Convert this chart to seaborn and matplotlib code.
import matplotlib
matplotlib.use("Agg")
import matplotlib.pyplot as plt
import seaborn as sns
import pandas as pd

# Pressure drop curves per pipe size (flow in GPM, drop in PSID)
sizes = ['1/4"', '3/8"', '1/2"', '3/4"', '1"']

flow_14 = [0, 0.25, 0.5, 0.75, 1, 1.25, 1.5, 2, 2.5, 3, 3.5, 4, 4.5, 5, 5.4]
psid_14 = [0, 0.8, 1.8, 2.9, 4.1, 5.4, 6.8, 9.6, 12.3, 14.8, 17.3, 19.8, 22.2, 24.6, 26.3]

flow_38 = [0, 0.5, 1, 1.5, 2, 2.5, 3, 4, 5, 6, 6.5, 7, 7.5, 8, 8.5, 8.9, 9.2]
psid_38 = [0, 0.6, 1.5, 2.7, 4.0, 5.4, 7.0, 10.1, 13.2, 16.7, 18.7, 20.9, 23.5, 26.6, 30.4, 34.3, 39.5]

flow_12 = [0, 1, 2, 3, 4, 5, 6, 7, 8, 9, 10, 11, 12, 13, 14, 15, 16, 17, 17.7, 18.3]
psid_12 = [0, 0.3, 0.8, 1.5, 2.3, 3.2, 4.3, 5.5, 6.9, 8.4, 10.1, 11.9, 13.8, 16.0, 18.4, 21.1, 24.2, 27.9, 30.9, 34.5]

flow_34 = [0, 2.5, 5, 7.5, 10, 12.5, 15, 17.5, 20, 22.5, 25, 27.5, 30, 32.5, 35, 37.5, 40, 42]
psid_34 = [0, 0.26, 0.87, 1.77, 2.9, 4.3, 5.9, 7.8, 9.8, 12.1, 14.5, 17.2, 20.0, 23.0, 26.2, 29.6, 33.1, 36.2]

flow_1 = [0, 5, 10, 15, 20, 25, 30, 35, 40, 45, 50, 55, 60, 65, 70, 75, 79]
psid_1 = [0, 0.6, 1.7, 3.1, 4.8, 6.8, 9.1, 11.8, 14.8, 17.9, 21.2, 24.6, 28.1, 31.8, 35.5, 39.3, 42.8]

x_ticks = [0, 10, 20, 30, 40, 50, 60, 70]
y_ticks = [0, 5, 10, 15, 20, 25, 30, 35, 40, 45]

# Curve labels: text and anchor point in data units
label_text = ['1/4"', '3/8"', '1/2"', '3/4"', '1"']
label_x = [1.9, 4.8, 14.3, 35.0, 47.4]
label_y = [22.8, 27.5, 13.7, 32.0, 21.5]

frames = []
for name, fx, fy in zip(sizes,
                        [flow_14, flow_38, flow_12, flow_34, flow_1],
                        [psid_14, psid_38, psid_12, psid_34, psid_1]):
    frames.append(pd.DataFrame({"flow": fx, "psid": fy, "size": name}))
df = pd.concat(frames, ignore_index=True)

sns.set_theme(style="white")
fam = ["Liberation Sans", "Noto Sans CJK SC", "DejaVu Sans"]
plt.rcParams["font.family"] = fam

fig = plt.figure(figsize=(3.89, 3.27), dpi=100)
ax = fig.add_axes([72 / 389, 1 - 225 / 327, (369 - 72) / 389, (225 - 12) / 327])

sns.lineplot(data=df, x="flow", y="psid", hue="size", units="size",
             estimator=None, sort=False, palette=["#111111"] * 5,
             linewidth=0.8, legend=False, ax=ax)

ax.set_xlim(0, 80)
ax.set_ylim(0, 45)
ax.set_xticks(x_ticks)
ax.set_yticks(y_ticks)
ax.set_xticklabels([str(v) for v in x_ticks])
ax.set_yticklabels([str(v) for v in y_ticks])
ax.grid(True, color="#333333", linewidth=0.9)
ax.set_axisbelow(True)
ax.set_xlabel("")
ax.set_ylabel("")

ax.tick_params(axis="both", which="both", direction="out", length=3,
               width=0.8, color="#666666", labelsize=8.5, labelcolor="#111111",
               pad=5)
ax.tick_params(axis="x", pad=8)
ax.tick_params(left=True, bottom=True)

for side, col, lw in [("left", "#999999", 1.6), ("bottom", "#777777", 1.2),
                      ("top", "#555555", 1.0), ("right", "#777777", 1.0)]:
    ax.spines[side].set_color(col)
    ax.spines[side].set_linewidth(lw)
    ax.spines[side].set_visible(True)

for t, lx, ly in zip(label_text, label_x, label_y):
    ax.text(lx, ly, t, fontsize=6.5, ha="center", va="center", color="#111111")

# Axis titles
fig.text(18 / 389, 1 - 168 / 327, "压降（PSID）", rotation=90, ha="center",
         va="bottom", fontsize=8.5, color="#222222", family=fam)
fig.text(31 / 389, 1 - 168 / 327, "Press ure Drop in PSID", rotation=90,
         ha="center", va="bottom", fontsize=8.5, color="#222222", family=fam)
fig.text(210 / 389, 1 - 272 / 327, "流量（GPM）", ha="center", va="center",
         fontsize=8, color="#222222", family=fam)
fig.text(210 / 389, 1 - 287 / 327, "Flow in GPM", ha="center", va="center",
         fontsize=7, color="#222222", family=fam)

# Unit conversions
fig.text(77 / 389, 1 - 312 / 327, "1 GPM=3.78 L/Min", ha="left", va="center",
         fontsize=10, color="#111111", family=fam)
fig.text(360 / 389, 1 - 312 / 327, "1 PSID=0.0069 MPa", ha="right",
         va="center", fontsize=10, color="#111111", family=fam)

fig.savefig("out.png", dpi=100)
■ ■ ■ ■ ■ ■ ■
Instruction> Each line must be given again exactly as written above.

Exercise result>
Convert this chart to seaborn and matplotlib code.
import matplotlib
matplotlib.use("Agg")
import matplotlib.pyplot as plt
import seaborn as sns
import pandas as pd

# Pressure drop curves per pipe size (flow in GPM, drop in PSID)
sizes = ['1/4"', '3/8"', '1/2"', '3/4"', '1"']

flow_14 = [0, 0.25, 0.5, 0.75, 1, 1.25, 1.5, 2, 2.5, 3, 3.5, 4, 4.5, 5, 5.4]
psid_14 = [0, 0.8, 1.8, 2.9, 4.1, 5.4, 6.8, 9.6, 12.3, 14.8, 17.3, 19.8, 22.2, 24.6, 26.3]

flow_38 = [0, 0.5, 1, 1.5, 2, 2.5, 3, 4, 5, 6, 6.5, 7, 7.5, 8, 8.5, 8.9, 9.2]
psid_38 = [0, 0.6, 1.5, 2.7, 4.0, 5.4, 7.0, 10.1, 13.2, 16.7, 18.7, 20.9, 23.5, 26.6, 30.4, 34.3, 39.5]

flow_12 = [0, 1, 2, 3, 4, 5, 6, 7, 8, 9, 10, 11, 12, 13, 14, 15, 16, 17, 17.7, 18.3]
psid_12 = [0, 0.3, 0.8, 1.5, 2.3, 3.2, 4.3, 5.5, 6.9, 8.4, 10.1, 11.9, 13.8, 16.0, 18.4, 21.1, 24.2, 27.9, 30.9, 34.5]

flow_34 = [0, 2.5, 5, 7.5, 10, 12.5, 15, 17.5, 20, 22.5, 25, 27.5, 30, 32.5, 35, 37.5, 40, 42]
psid_34 = [0, 0.26, 0.87, 1.77, 2.9, 4.3, 5.9, 7.8, 9.8, 12.1, 14.5, 17.2, 20.0, 23.0, 26.2, 29.6, 33.1, 36.2]

flow_1 = [0, 5, 10, 15, 20, 25, 30, 35, 40, 45, 50, 55, 60, 65, 70, 75, 79]
psid_1 = [0, 0.6, 1.7, 3.1, 4.8, 6.8, 9.1, 11.8, 14.8, 17.9, 21.2, 24.6, 28.1, 31.8, 35.5, 39.3, 42.8]

x_ticks = [0, 10, 20, 30, 40, 50, 60, 70]
y_ticks = [0, 5, 10, 15, 20, 25, 30, 35, 40, 45]

# Curve labels: text and anchor point in data units
label_text = ['1/4"', '3/8"', '1/2"', '3/4"', '1"']
label_x = [1.9, 4.8, 14.3, 35.0, 47.4]
label_y = [22.8, 27.5, 13.7, 32.0, 21.5]

frames = []
for name, fx, fy in zip(sizes,
                        [flow_14, flow_38, flow_12, flow_34, flow_1],
                        [psid_14, psid_38, psid_12, psid_34, psid_1]):
    frames.append(pd.DataFrame({"flow": fx, "psid": fy, "size": name}))
df = pd.concat(frames, ignore_index=True)

sns.set_theme(style="white")
fam = ["Liberation Sans", "Noto Sans CJK SC", "DejaVu Sans"]
plt.rcParams["font.family"] = fam

fig = plt.figure(figsize=(3.89, 3.27), dpi=100)
ax = fig.add_axes([72 / 389, 1 - 225 / 327, (369 - 72) / 389, (225 - 12) / 327])

sns.lineplot(data=df, x="flow", y="psid", hue="size", units="size",
             estimator=None, sort=False, palette=["#111111"] * 5,
             linewidth=0.8, legend=False, ax=ax)

ax.set_xlim(0, 80)
ax.set_ylim(0, 45)
ax.set_xticks(x_ticks)
ax.set_yticks(y_ticks)
ax.set_xticklabels([str(v) for v in x_ticks])
ax.set_yticklabels([str(v) for v in y_ticks])
ax.grid(True, color="#333333", linewidth=0.9)
ax.set_axisbelow(True)
ax.set_xlabel("")
ax.set_ylabel("")

ax.tick_params(axis="both", which="both", direction="out", length=3,
               width=0.8, color="#666666", labelsize=8.5, labelcolor="#111111",
               pad=5)
ax.tick_params(axis="x", pad=8)
ax.tick_params(left=True, bottom=True)

for side, col, lw in [("left", "#999999", 1.6), ("bottom", "#777777", 1.2),
                      ("top", "#555555", 1.0), ("right", "#777777", 1.0)]:
    ax.spines[side].set_color(col)
    ax.spines[side].set_linewidth(lw)
    ax.spines[side].set_visible(True)

for t, lx, ly in zip(label_text, label_x, label_y):
    ax.text(lx, ly, t, fontsize=6.5, ha="center", va="center", color="#111111")

# Axis titles
fig.text(18 / 389, 1 - 168 / 327, "压降（PSID）", rotation=90, ha="center",
         va="bottom", fontsize=8.5, color="#222222", family=fam)
fig.text(31 / 389, 1 - 168 / 327, "Press ure Drop in PSID", rotation=90,
         ha="center", va="bottom", fontsize=8.5, color="#222222", family=fam)
fig.text(210 / 389, 1 - 272 / 327, "流量（GPM）", ha="center", va="center",
         fontsize=8, color="#222222", family=fam)
fig.text(210 / 389, 1 - 287 / 327, "Flow in GPM", ha="center", va="center",
         fontsize=7, color="#222222", family=fam)

# Unit conversions
fig.text(77 / 389, 1 - 312 / 327, "1 GPM=3.78 L/Min", ha="left", va="center",
         fontsize=10, color="#111111", family=fam)
fig.text(360 / 389, 1 - 312 / 327, "1 PSID=0.0069 MPa", ha="right",
         va="center", fontsize=10, color="#111111", family=fam)

fig.savefig("out.png", dpi=100)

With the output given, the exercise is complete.